Le formidable marché des chemins de fer russes, qui doivent être remis à neuf à coups de milliards de dollars, fait saliver les constructeurs ferroviaires occidentaux, dont le français Alstom qui s'est trouvé un allié dans la place.
Même s'ils ont beaucoup perdu en importance depuis la disparition de l'URSS, les chemins de fer restent un secteur clef de l'économie russe, que les autorités ont enfin décidé de rénover de fond en comble.
Les chiffres sont impressionnants: RZD, la puissante société publique des chemins de fer au million d'employés, prévoit d'investir quelque 400 milliards de dollars d'ici 2030 dans la construction de lignes nouvelles et le renouvellement de son matériel roulant.
Le programme va du remplacement de toutes les locomotives à l'achat de wagons de marchandises et à la modernisation des lignes destinées aux passagers, où il s'agit d'aller plus vite. Car si les trains russes sont extrêmement ponctuels, ils sont plutôt lents: 70 km/h en moyenne, ce qui est bien peu pour un pays aussi vaste!
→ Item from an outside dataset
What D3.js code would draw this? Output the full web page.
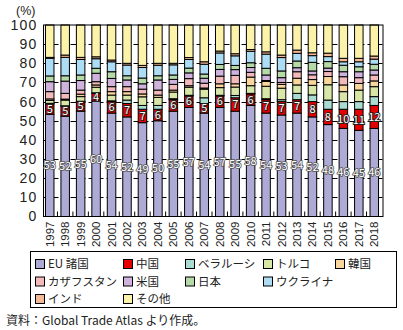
<!DOCTYPE html>
<html><head><meta charset="utf-8">
<script src="https://cdn.jsdelivr.net/npm/d3@7"></script>
<style>
html,body{margin:0;padding:0;background:#fff;}
svg{display:block;font-family:"Noto Sans CJK JP","Noto Sans",sans-serif;}
</style></head>
<body>
<svg id="chart" width="403" height="330"></svg>
<script>
const years = ["1997","1998","1999","2000","2001","2002","2003","2004","2005","2006","2007","2008","2009","2010","2011","2012","2013","2014","2015","2016","2017","2018"];
const seriesNames = ["EU 諸国","中国","ベラルーシ","トルコ","韓国","カザフスタン","米国","日本","ウクライナ","インド","その他"];
const colors = ["#aeaad6","#e50000","#abdcd2","#d8e7a7","#f9d69c","#f2baba","#cfb3dd","#b5d9a7","#addcf5","#f5b995","#fcf2aa"];
const euLabels = [53,52,55,60,54,52,49,50,55,57,54,57,55,58,54,53,54,52,48,46,45,46];
const cnLabels = [5,5,5,4,6,7,7,6,6,6,5,6,7,6,7,7,7,8,8,10,11,12];
const eu  = [53.4,52.4,55,60.3,54,52,49,50,55,57,54,57,55,58,54,53,54,52,48,46,45,46];
const cn  = [5.4,5.2,5,4,6,7,7,6,6,6,5,6,7,6,7,7,7,8,8,10,11,12];
const by  = [0.3,0.2,0.2,0.3,0.4,1.8,2,2,0.5,0.3,3,0.3,1.2,0.3,0.5,1,3.3,3.5,4.8,4,4,4.6];
const tr  = [1.5,3,2.4,2.9,3,2.6,4.5,4.2,3.5,4.2,4.5,4,4.4,4,6.5,6,4.4,5,8,5.2,6,5.2];
const kr  = [0.8,0.5,1.3,1.2,1.8,1.8,1.5,1.2,1,0.8,0.6,2,1.7,4.5,2.5,2,3.5,3,4.3,3.5,3.5,3];
const kz  = [3.8,3,2.1,1.7,2.6,2.6,2.5,2.6,3,3.7,2.5,4,4.4,2.5,0.5,1,3.4,2.5,2.6,4.3,3,3.1];
const us  = [5.2,6.4,5,4.4,4.3,3.5,2.8,5.3,2.6,3,2.6,3.5,3,2.5,2.9,2.5,2.1,2,1.8,2.6,3.1,2.6];
const jp  = [3,2.8,2.9,2.6,3.5,2.2,3,2.2,2.3,2.5,2.2,2.6,2.2,2.5,3.5,3.5,3.5,4.5,3.4,3.4,2.6,3];
const ua  = [9.2,9.6,8.1,5,5.2,5.6,5.5,5.5,5.3,4.5,5.1,6,5,6,7.4,7,4,3.5,2.6,1.8,2.6,2.7];
const ind = [0.5,1.2,1.1,1,0.9,0.9,1.1,1,0.8,1,1.3,1,1.1,0.9,1.2,1.3,1.7,1.5,1.8,1.8,1.8,1.6];
const yTicks = [0,10,20,30,40,50,60,70,80,90,100];
const rawSeries = [eu,cn,by,tr,kr,kz,us,jp,ua,ind];

const rows = years.map((y,i)=>{
  const r = {year:y};
  let s = 0;
  rawSeries.forEach((arr,k)=>{ r[seriesNames[k]] = arr[i]; s += arr[i]; });
  r[seriesNames[10]] = 100 - s;
  return r;
});

const svg = d3.select("#chart");
const x = d3.scaleBand().domain(years).range([42,382]).paddingInner(0.45).paddingOuter(0.225);
const y = d3.scaleLinear().domain([0,100]).range([216.5,25]);
const left = 43.5, right = 383;

// gridlines
svg.append("g").selectAll("line").data(yTicks.filter(t=>t>0&&t<100)).join("line")
  .attr("x1",left).attr("x2",right).attr("y1",d=>Math.round(y(d))+0.5).attr("y2",d=>Math.round(y(d))+0.5)
  .attr("stroke","#000").attr("stroke-width",1).attr("stroke-dasharray","6,3");

const stack = d3.stack().keys(seriesNames)(rows);
svg.append("g").selectAll("g").data(stack).join("g")
  .attr("fill",(d,i)=>colors[i])
  .selectAll("rect").data(d=>d).join("rect")
  .attr("x",d=>x(d.data.year)).attr("width",x.bandwidth())
  .attr("y",d=>y(d[1])).attr("height",d=>y(d[0])-y(d[1]))
  .attr("stroke","#000").attr("stroke-width",1);

// frame
svg.append("rect").attr("x",left).attr("y",y(100)).attr("width",right-left).attr("height",y(0)-y(100))
  .attr("fill","none").attr("stroke","#000").attr("stroke-width",1);

// y axis
const yAxis = svg.append("g").attr("transform",`translate(${left},0)`)
  .call(d3.axisLeft(y).tickValues(yTicks).tickSize(0).tickPadding(6));
yAxis.select(".domain").remove();
yAxis.selectAll("text").attr("font-size",14).attr("letter-spacing","1.2px").attr("fill","#222")
  .attr("font-family","'Liberation Sans',sans-serif");

// x ticks (inward at band boundaries)
svg.append("g").selectAll("line").data(years.slice(1)).join("line")
  .attr("x1",d=>x(d)-x.step()*x.paddingInner()/2).attr("x2",d=>x(d)-x.step()*x.paddingInner()/2)
  .attr("y1",y(0)).attr("y2",y(0)-5).attr("stroke","#000");

// x labels
const xAxis = svg.append("g").attr("transform",`translate(0,${y(0)})`)
  .call(d3.axisBottom(x).tickSize(0).tickPadding(0));
xAxis.select(".domain").remove();
xAxis.selectAll("text").attr("transform","rotate(-90)").attr("text-anchor","end")
  .attr("x",-5).attr("y",0).attr("dy","0.35em").attr("font-size",11.5).attr("fill","#222");

svg.append("text").attr("x",16).attr("y",15).attr("font-size",12.5)
  .attr("font-family","'Liberation Sans',sans-serif").attr("fill","#222").text("(%)");

// value labels
const lab = svg.append("g").attr("font-size",11).attr("text-anchor","middle");
years.forEach((yr,i)=>{
  lab.append("text").attr("x",x(yr)+x.bandwidth()/2).attr("y",y(eu[i]/2)).attr("dy","0.35em")
    .attr("fill","#fff").attr("stroke","#555").attr("stroke-width",1.6).attr("paint-order","stroke")
    .text(euLabels[i]);
  lab.append("text").attr("x",x(yr)+x.bandwidth()/2).attr("y",y(eu[i]+cn[i]/2)).attr("dy","0.35em")
    .attr("fill","#fff").attr("stroke","#222").attr("stroke-width",1.8).attr("paint-order","stroke")
    .text(cnLabels[i]);
});

// legend
svg.append("rect").attr("x",30.5).attr("y",251.5).attr("width",366).attr("height",56)
  .attr("fill","#fff").attr("stroke","#000");
const colX = [35,123,185,263,335];
const legPos = [[0,0],[1,0],[2,0],[3,0],[4,0],[0,1],[1,1],[2,1],[3,1],[0,2],[1,2]];
const leg = svg.append("g");
seriesNames.forEach((n,i)=>{
  const [c,r] = legPos[i];
  const gx = colX[c], gy = 264 + r*17.5;
  leg.append("rect").attr("x",gx+0.5).attr("y",gy-4.5).attr("width",9).attr("height",9)
    .attr("fill",colors[i]).attr("stroke","#000");
  leg.append("text").attr("x",gx+13).attr("y",gy).attr("dy","0.36em").attr("font-size",11.5).attr("fill","#222").text(n);
});

svg.append("text").attr("x",6).attr("y",321).attr("dy","0.35em").attr("font-size",12).attr("fill","#222")
  .text("資料：Global Trade Atlas より作成。");
</script>
</body></html>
Parmi les prétendants occidentaux, Siemens a pris une longueur d'avance en vendant un train rapide qui relie désormais Moscou à Saint-Pétersbourg en 3 heures 45, avec des pointes à 250 km/h.
Le groupe allemand doit aussi fournir des trains régionaux --qui circuleront notamment à Sotchi (sud) pour les jeux Olympiques d'hiver de 2014--, et a conclu un accord avec RZD pour créer un centre d'ingénierie commun destiné au développement de nouveaux matériels.
Quant au canadien Bombardier, il est lui aussi en termes avec RZD, puisqu'il a signé lundi l'acquisition de près de 50% du fabricant russe d’équipement de signalisation Elteza, une de ses filiales.
C'est pourtant avec le français Alstom que flirtait la veille Vladimir Iakounine, le président de RZD: il a inauguré dimanche un nouveau train rapide reliant Saint-Pétersbourg à Helsinki, un modèle pendulaire --qui s'incline dans les virages pour aller plus vite-- dont les dirigeants d'Alstom veulent faire "une vitrine" pour la Russie.
Les mêmes devraient se retrouver dans quelques jours --ou semaines-- pour finaliser un accord passé en mars 2009, qui prévoit l'entrée d'Alstom à hauteur de 25% plus une action au capital de Transmashholding (TMH), le numéro un russe de la construction ferroviaire (et numéro 6 mondial, Alstom étant numéro 2 derrière Bombardier)... dont RZD détient aussi 25% plus une action.
Mais avant même cette signature qui tarde à venir, Alstom et TMH ont commencé à travailler ensemble: les deux partenaires ont déjà vendu des centaines de locomotives électriques en Russie et au Kazakhstan.
Ils vont maintenant s'attaquer au marché des tramways, très délaissés en Russie depuis la fin de l'URSS (quand ils n'ont pas disparu): Alstom compte produire une version locale du Citadis, son tram vedette, dans une usine de TMH à Saint-Pétersbourg. Avec des chances de contrats, selon ses dirigeants.
Les groupes occidentaux ont en tête le marché des trains à grande vitesse, que la Russie veut faire rouler à 350 km/h (ou plus) dans quelques années.
En accueillant le train pendulaire venu d'Helsinki, dimanche, le Premier ministre russe Vladimir Poutine a d'ailleurs dit qu'il envisageait "un programme de construction de TGV pour desservir les villes qui abriteront le Mondial" de football en 2018.
L'appel d'offres du projet de liaison TGV entre Moscou et Saint-Pétersbourg en moins de trois heures devrait être lancé au printemps, prédit-on chez Alstom, où le directeur régional Bernard Gonnet a annoncé que le groupe sera candidat au sein d'un consortium français.
"La balle n'est pas chez nous. Quand on nous enverra la balle, on va la saisir", a lancé le PDG d'Alstom, Patrick Kron.